SET TASK —
Only the lines from the start of the data below through the line that contains "var xTicks = [0, 0.05, 0.10, 0.15, 0.20, 0.25, 0.30, 0.35];" are to be copied, exactly and without pictures.

COLLECTED DATA —
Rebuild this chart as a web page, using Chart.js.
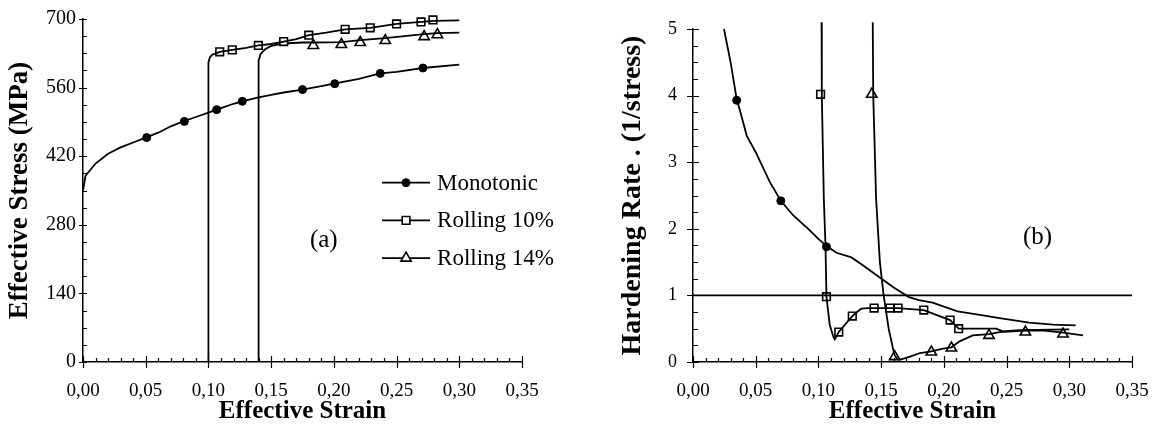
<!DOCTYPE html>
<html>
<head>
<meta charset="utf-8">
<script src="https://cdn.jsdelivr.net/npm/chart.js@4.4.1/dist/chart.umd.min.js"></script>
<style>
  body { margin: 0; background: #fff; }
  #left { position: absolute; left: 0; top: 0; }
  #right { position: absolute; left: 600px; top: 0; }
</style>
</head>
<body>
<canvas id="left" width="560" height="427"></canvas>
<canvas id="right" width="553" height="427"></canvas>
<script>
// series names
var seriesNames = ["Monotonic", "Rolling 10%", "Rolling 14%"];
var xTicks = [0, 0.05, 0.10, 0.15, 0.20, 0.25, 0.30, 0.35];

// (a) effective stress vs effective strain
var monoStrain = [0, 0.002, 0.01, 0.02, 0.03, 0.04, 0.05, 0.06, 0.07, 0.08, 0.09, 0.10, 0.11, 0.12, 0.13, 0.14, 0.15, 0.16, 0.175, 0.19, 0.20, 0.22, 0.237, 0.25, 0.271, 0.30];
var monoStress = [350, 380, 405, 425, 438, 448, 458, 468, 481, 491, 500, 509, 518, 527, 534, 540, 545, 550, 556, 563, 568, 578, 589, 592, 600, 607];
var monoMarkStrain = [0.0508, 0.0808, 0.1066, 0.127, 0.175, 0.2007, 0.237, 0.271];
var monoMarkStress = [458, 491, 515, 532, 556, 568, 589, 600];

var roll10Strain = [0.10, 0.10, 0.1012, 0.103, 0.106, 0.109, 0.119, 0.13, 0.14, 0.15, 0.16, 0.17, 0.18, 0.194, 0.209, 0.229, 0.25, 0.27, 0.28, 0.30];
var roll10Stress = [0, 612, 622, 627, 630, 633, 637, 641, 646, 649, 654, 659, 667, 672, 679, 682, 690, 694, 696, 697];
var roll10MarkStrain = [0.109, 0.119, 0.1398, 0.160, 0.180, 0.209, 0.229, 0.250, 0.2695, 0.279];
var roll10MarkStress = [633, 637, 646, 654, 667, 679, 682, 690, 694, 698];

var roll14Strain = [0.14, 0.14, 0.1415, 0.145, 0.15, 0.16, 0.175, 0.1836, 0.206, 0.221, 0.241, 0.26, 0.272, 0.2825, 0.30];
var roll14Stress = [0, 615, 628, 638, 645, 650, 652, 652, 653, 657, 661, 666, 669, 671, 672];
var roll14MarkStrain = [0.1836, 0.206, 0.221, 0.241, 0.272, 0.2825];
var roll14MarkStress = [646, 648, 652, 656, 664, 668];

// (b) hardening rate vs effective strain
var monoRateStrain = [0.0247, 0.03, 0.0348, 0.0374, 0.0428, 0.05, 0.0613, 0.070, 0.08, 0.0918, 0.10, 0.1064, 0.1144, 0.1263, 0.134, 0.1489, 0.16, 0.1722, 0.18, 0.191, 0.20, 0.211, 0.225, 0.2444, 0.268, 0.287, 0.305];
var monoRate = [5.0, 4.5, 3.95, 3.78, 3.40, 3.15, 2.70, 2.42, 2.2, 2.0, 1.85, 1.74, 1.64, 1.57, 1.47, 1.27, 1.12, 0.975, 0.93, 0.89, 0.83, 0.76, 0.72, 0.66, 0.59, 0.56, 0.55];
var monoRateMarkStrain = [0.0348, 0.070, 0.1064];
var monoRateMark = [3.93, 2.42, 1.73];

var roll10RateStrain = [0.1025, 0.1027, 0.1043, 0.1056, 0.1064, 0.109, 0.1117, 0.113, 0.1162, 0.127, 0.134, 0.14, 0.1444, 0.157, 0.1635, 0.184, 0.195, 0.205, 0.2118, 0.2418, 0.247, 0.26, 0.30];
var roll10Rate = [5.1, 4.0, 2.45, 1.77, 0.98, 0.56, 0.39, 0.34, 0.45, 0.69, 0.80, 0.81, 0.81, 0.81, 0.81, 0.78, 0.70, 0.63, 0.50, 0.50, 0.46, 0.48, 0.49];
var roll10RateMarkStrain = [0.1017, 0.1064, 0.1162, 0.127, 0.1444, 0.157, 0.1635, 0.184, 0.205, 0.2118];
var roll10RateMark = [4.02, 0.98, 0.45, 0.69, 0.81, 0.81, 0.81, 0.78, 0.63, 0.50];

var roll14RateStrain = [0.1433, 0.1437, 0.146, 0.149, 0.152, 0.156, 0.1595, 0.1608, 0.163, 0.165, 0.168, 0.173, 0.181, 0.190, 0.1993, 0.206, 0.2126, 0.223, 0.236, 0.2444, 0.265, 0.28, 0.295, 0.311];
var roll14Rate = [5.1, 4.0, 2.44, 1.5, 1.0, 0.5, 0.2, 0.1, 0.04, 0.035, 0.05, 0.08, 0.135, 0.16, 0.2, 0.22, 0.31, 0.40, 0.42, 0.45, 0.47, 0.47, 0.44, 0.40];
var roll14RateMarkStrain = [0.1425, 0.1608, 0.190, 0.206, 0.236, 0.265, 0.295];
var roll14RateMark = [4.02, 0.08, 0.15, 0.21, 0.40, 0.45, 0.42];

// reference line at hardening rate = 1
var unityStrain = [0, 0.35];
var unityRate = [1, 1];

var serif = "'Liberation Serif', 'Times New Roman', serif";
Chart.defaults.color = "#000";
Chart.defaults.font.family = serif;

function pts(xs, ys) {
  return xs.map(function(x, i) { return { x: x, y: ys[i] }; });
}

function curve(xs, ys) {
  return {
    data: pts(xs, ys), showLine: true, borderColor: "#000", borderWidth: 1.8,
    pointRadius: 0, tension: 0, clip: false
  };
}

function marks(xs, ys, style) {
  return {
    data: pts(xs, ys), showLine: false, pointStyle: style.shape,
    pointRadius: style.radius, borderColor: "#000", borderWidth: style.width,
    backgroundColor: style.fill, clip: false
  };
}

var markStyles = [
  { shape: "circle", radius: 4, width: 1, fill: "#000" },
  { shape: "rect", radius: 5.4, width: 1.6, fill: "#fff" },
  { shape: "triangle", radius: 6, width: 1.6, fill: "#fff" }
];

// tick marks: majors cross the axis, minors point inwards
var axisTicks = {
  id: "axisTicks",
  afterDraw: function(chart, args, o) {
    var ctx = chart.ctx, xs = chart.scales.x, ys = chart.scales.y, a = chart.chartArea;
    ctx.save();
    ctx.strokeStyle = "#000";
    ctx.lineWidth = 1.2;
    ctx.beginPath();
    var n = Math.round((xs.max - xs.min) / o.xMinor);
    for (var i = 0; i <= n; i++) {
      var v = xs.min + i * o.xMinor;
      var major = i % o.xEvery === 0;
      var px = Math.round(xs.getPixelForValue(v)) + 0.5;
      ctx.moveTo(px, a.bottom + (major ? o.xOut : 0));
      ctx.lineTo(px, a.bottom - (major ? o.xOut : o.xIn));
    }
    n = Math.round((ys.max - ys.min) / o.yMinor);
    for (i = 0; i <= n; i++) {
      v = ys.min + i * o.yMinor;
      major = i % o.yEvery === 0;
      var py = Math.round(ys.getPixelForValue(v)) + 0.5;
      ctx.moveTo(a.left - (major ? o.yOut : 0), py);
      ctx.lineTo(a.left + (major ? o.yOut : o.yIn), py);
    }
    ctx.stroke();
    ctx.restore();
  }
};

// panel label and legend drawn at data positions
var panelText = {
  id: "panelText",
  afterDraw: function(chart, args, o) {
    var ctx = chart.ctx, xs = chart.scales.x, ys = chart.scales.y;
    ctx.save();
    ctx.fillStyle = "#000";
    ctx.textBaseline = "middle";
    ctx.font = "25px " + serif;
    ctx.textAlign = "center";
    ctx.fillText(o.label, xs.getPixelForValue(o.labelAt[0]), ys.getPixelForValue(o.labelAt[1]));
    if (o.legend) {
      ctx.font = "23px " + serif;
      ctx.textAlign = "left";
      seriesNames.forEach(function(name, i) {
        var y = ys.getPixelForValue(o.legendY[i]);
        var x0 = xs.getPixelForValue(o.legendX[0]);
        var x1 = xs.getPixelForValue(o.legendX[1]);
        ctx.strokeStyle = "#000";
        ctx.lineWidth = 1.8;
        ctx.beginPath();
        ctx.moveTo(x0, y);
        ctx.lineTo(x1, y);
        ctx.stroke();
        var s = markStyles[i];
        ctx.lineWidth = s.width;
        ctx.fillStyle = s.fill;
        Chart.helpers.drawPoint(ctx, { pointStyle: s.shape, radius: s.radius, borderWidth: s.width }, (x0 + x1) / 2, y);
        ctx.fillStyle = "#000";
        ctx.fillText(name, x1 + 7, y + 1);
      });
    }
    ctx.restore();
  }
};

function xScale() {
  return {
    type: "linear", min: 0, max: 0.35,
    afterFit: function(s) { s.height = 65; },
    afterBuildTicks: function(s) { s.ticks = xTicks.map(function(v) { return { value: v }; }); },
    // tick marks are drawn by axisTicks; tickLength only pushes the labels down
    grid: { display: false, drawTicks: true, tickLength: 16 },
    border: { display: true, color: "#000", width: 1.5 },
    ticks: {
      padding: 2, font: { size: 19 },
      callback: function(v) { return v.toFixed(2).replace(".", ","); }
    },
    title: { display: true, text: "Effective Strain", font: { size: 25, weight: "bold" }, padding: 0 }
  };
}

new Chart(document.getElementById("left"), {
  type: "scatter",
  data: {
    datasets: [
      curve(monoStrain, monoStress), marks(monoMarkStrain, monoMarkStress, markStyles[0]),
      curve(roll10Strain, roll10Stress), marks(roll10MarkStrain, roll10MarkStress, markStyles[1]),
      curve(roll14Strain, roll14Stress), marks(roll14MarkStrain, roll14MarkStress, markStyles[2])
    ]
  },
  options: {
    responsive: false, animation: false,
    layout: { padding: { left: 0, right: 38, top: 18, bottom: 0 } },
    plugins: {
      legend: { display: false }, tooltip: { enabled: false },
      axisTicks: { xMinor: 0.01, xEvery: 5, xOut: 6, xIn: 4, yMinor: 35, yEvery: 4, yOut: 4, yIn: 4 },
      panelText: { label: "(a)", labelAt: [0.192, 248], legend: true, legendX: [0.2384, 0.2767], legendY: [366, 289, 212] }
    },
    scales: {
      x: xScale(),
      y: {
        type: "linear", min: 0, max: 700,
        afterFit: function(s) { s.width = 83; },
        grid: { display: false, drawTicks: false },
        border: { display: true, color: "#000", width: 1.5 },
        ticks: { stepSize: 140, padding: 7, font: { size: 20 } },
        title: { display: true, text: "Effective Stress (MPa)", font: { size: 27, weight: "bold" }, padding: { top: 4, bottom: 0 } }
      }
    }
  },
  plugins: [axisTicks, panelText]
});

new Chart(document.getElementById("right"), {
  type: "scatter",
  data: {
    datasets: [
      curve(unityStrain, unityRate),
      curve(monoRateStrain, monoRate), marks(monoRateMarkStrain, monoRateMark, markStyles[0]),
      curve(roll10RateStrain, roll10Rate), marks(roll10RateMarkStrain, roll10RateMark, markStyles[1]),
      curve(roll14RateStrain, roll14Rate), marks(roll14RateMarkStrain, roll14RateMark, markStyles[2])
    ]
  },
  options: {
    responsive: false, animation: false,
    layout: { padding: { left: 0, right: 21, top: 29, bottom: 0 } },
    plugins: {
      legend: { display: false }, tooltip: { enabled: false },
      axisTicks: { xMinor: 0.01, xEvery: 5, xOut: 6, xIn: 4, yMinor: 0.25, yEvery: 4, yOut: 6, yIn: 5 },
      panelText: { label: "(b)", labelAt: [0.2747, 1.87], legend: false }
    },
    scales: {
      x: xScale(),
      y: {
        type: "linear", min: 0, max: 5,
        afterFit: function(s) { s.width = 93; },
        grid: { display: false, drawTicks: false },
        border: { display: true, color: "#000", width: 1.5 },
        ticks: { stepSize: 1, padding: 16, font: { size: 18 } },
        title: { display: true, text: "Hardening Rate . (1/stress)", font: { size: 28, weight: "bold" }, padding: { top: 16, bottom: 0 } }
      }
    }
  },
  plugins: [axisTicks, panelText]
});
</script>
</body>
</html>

EXERCISE SOLUTION —
Rebuild this chart as a web page, using Chart.js.
<!DOCTYPE html>
<html>
<head>
<meta charset="utf-8">
<script src="https://cdn.jsdelivr.net/npm/chart.js@4.4.1/dist/chart.umd.min.js"></script>
<style>
  body { margin: 0; background: #fff; }
  #left { position: absolute; left: 0; top: 0; }
  #right { position: absolute; left: 600px; top: 0; }
</style>
</head>
<body>
<canvas id="left" width="560" height="427"></canvas>
<canvas id="right" width="553" height="427"></canvas>
<script>
// series names
var seriesNames = ["Monotonic", "Rolling 10%", "Rolling 14%"];
var xTicks = [0, 0.05, 0.10, 0.15, 0.20, 0.25, 0.30, 0.35];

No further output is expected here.